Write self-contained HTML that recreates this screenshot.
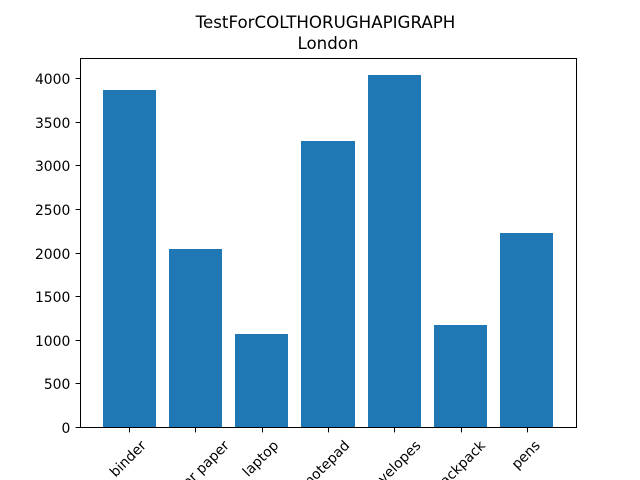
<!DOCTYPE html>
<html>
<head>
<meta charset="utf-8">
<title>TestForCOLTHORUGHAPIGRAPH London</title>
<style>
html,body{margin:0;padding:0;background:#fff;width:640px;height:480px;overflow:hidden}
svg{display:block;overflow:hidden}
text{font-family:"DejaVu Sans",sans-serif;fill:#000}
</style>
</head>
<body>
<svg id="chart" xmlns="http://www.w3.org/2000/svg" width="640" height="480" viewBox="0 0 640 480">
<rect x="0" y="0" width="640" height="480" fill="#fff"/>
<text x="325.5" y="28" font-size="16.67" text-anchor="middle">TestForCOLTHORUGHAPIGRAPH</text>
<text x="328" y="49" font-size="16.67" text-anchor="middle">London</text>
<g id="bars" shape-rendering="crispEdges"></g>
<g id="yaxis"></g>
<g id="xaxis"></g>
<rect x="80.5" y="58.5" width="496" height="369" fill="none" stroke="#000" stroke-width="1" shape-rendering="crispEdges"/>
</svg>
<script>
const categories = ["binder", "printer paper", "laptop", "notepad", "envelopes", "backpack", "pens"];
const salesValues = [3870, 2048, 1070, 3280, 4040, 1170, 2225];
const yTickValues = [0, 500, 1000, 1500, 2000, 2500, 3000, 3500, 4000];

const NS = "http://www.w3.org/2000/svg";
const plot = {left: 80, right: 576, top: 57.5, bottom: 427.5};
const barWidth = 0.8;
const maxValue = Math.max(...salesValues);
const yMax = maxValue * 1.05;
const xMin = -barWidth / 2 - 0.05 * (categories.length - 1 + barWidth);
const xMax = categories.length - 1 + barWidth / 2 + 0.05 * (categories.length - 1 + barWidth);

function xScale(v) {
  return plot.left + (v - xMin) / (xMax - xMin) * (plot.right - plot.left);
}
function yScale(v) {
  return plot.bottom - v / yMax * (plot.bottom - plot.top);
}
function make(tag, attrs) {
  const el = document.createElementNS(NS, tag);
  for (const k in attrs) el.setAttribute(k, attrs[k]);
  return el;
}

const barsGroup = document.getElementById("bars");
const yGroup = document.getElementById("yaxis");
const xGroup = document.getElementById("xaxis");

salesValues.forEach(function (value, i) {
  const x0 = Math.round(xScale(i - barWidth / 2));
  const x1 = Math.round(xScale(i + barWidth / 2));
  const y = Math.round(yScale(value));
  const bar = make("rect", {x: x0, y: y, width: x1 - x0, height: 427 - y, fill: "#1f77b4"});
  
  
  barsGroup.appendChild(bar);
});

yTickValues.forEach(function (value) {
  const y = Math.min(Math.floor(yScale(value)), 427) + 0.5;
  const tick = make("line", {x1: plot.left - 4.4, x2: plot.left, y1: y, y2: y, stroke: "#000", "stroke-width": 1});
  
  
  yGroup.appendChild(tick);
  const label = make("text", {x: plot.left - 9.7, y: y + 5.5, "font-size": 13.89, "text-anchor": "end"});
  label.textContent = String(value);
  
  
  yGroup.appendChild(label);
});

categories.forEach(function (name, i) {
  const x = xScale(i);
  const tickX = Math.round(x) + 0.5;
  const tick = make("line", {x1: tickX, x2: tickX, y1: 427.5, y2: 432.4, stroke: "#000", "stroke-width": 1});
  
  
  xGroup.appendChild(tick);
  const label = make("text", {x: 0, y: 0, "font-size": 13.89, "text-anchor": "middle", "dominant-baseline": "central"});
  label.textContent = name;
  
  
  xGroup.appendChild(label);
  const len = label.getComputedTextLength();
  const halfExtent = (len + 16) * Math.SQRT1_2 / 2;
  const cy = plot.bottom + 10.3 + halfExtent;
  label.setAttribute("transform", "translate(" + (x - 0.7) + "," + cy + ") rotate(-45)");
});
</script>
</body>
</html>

## [WHAT YOU ARE ASKED TO DO]
Take the listing above and print it exactly, apart from the pictures.

## [TASK ANSWER]
Write self-contained HTML that recreates this screenshot.
<!DOCTYPE html>
<html>
<head>
<meta charset="utf-8">
<title>TestForCOLTHORUGHAPIGRAPH London</title>
<style>
html,body{margin:0;padding:0;background:#fff;width:640px;height:480px;overflow:hidden}
svg{display:block;overflow:hidden}
text{font-family:"DejaVu Sans",sans-serif;fill:#000}
</style>
</head>
<body>
<svg id="chart" xmlns="http://www.w3.org/2000/svg" width="640" height="480" viewBox="0 0 640 480">
<rect x="0" y="0" width="640" height="480" fill="#fff"/>
<text x="325.5" y="28" font-size="16.67" text-anchor="middle">TestForCOLTHORUGHAPIGRAPH</text>
<text x="328" y="49" font-size="16.67" text-anchor="middle">London</text>
<g id="bars" shape-rendering="crispEdges"></g>
<g id="yaxis"></g>
<g id="xaxis"></g>
<rect x="80.5" y="58.5" width="496" height="369" fill="none" stroke="#000" stroke-width="1" shape-rendering="crispEdges"/>
</svg>
<script>
const categories = ["binder", "printer paper", "laptop", "notepad", "envelopes", "backpack", "pens"];
const salesValues = [3870, 2048, 1070, 3280, 4040, 1170, 2225];
const yTickValues = [0, 500, 1000, 1500, 2000, 2500, 3000, 3500, 4000];

const NS = "http://www.w3.org/2000/svg";
const plot = {left: 80, right: 576, top: 57.5, bottom: 427.5};
const barWidth = 0.8;
const maxValue = Math.max(...salesValues);
const yMax = maxValue * 1.05;
const xMin = -barWidth / 2 - 0.05 * (categories.length - 1 + barWidth);
const xMax = categories.length - 1 + barWidth / 2 + 0.05 * (categories.length - 1 + barWidth);

function xScale(v) {
  return plot.left + (v - xMin) / (xMax - xMin) * (plot.right - plot.left);
}
function yScale(v) {
  return plot.bottom - v / yMax * (plot.bottom - plot.top);
}
function make(tag, attrs) {
  const el = document.createElementNS(NS, tag);
  for (const k in attrs) el.setAttribute(k, attrs[k]);
  return el;
}

const barsGroup = document.getElementById("bars");
const yGroup = document.getElementById("yaxis");
const xGroup = document.getElementById("xaxis");

salesValues.forEach(function (value, i) {
  const x0 = Math.round(xScale(i - barWidth / 2));
  const x1 = Math.round(xScale(i + barWidth / 2));
  const y = Math.round(yScale(value));
  const bar = make("rect", {x: x0, y: y, width: x1 - x0, height: 427 - y, fill: "#1f77b4"});
  
  
  barsGroup.appendChild(bar);
});

yTickValues.forEach(function (value) {
  const y = Math.min(Math.floor(yScale(value)), 427) + 0.5;
  const tick = make("line", {x1: plot.left - 4.4, x2: plot.left, y1: y, y2: y, stroke: "#000", "stroke-width": 1});
  
  
  yGroup.appendChild(tick);
  const label = make("text", {x: plot.left - 9.7, y: y + 5.5, "font-size": 13.89, "text-anchor": "end"});
  label.textContent = String(value);
  
  
  yGroup.appendChild(label);
});

categories.forEach(function (name, i) {
  const x = xScale(i);
  const tickX = Math.round(x) + 0.5;
  const tick = make("line", {x1: tickX, x2: tickX, y1: 427.5, y2: 432.4, stroke: "#000", "stroke-width": 1});
  
  
  xGroup.appendChild(tick);
  const label = make("text", {x: 0, y: 0, "font-size": 13.89, "text-anchor": "middle", "dominant-baseline": "central"});
  label.textContent = name;
  
  
  xGroup.appendChild(label);
  const len = label.getComputedTextLength();
  const halfExtent = (len + 16) * Math.SQRT1_2 / 2;
  const cy = plot.bottom + 10.3 + halfExtent;
  label.setAttribute("transform", "translate(" + (x - 0.7) + "," + cy + ") rotate(-45)");
});
</script>
</body>
</html>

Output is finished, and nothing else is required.